Belgium’s Dardenne brothers, already two-time winners of the Palme d’Or, clinched the best director gong for Young Ahmed about a teenage boy who falls under the influence of an Islamist hate preacher.
“Thank you to the jury for recognising this film, which we saw as an ode to life,” Luc Dardenne said of the film’s ultimately hopeful message.
His elder brother Jean-Pierre said the movie offered an optimistic vision “in these dark and difficult times with identitarian populism on the rise”.
Britain’s Emily Beecham – whose mother is American – won best actress for Little Joe, a feminist sci-fi thriller by Austria’s Jessica Hausner about the mysterious powers of a bio-engineered plant.
The third-place jury prize was shared by the gritty French police drama Les Miserables and Brazil’s Nighthawk, a darkly satirical Western seen as a searing indictment of life under the country’s far-right President Jair Bolsonaro.
Best screenplay went to France’s Celine Sciamma, one of four women in competition, for Portrait of a Woman on Fire, a lushly subversive lesbian love story set in the 18th century.
Many critics loved Tarantino’s rollicking odyssey through the Los Angeles of 1969 in the period leading up to the Manson family murders, particularly Pitt’s performance as a hoary stuntman.
However the director – who won the Palme d’Or 25 years ago for Pulp Fiction – collected the Palm Dog prize on Friday for Cannes’ best canine performance, joking: “At least I do not go home empty-handed.”
No Cannes is complete without a scandal and it was one of France’s top directors who delivered the shocker this year.
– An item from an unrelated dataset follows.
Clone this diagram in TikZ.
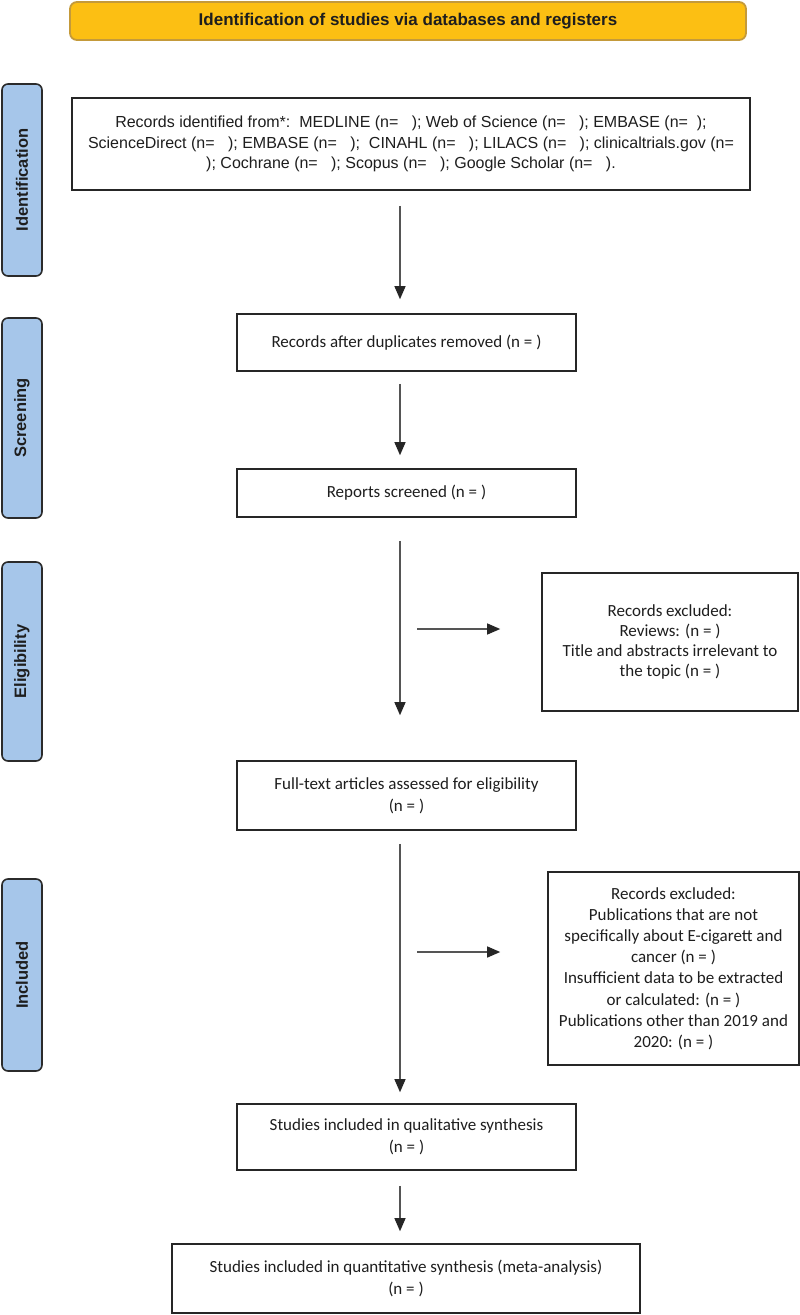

Critics overwhelmingly dismissed Abdellatif Kechiche’s Mektoub, My Love: Intermezzo, an ode to pole dancing and women’s back sides, as a pointless jiggle fest that exploited its female cast.
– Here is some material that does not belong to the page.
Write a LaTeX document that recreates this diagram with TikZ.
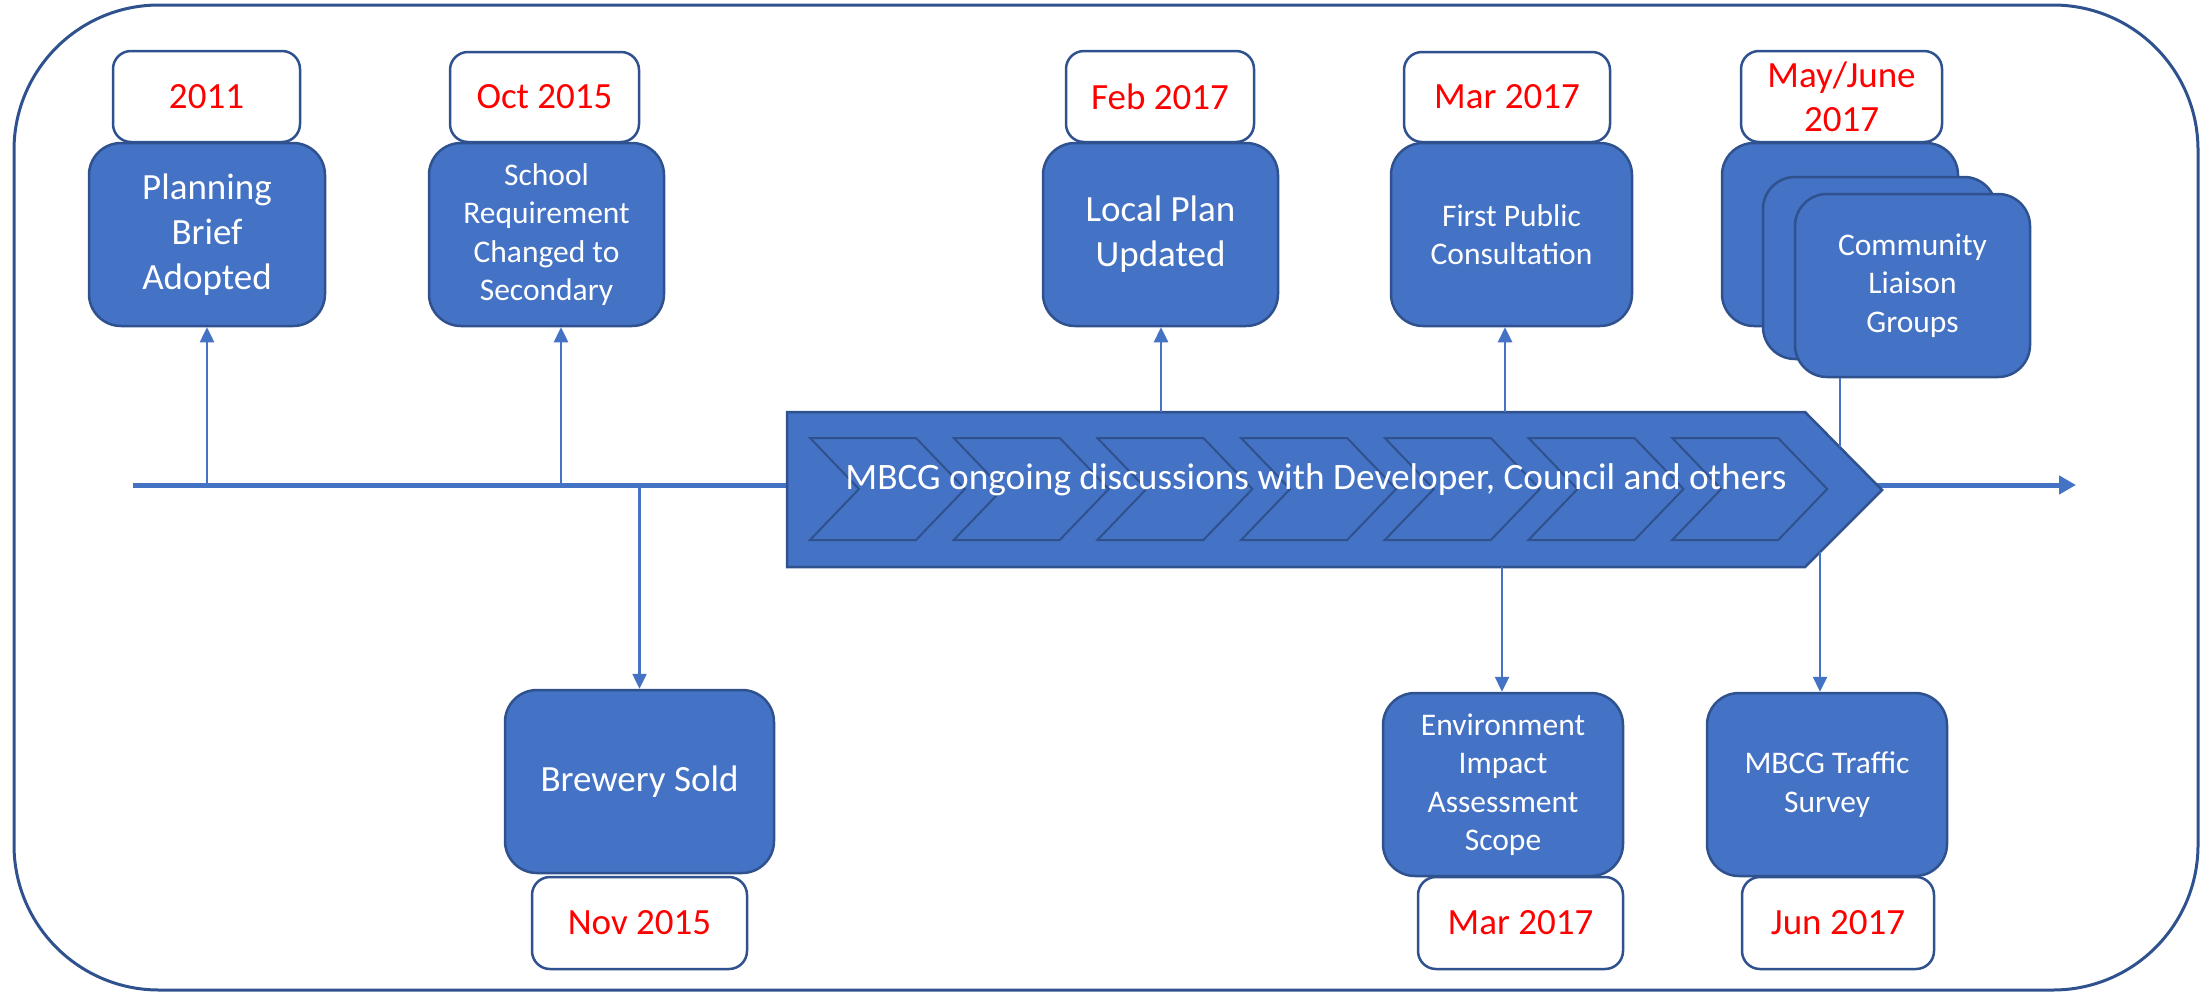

It was also ignored by the jury, which picked the winners from 21 contenders.
The Camera d’Or for best first feature film went to Guatamala’s Cesar Diaz for Our Mothers, a drama about those “disappeared” during the country’s brutal civil war.
The jury gave a special mention to Palestinian filmmaker Elia Suleiman’s It Must Be Heaven, focusing on the shifting experiences of an exile who goes on a meandering odyssey from his hometown of Nazareth to the streets of Paris and New York.
Brazilian director Karim Ainouz won the top prize in the festival’s more experimental section, Un Certain Regard, with The Invisible Life of Euridice Gusmao.
He dedicated the win for his story of two women struggling against repression in the 1950s to “all the women of the world”.
Catalan director Albert Serra’s Freedom took a special jury prize.
And Franco-Italian actress Chiara Mastroianni, the daughter of screen legends Catherine Deneuve and Marcello Mastroianni, won best performance for Christophe Honore’s On a Magical Night.
The Oeil d’Or (Golden Eye) award for best documentary went to For Sama, Syrian Waad al-Kateab’s harrowing love letter to her infant daughter shot inside besieged Aleppo.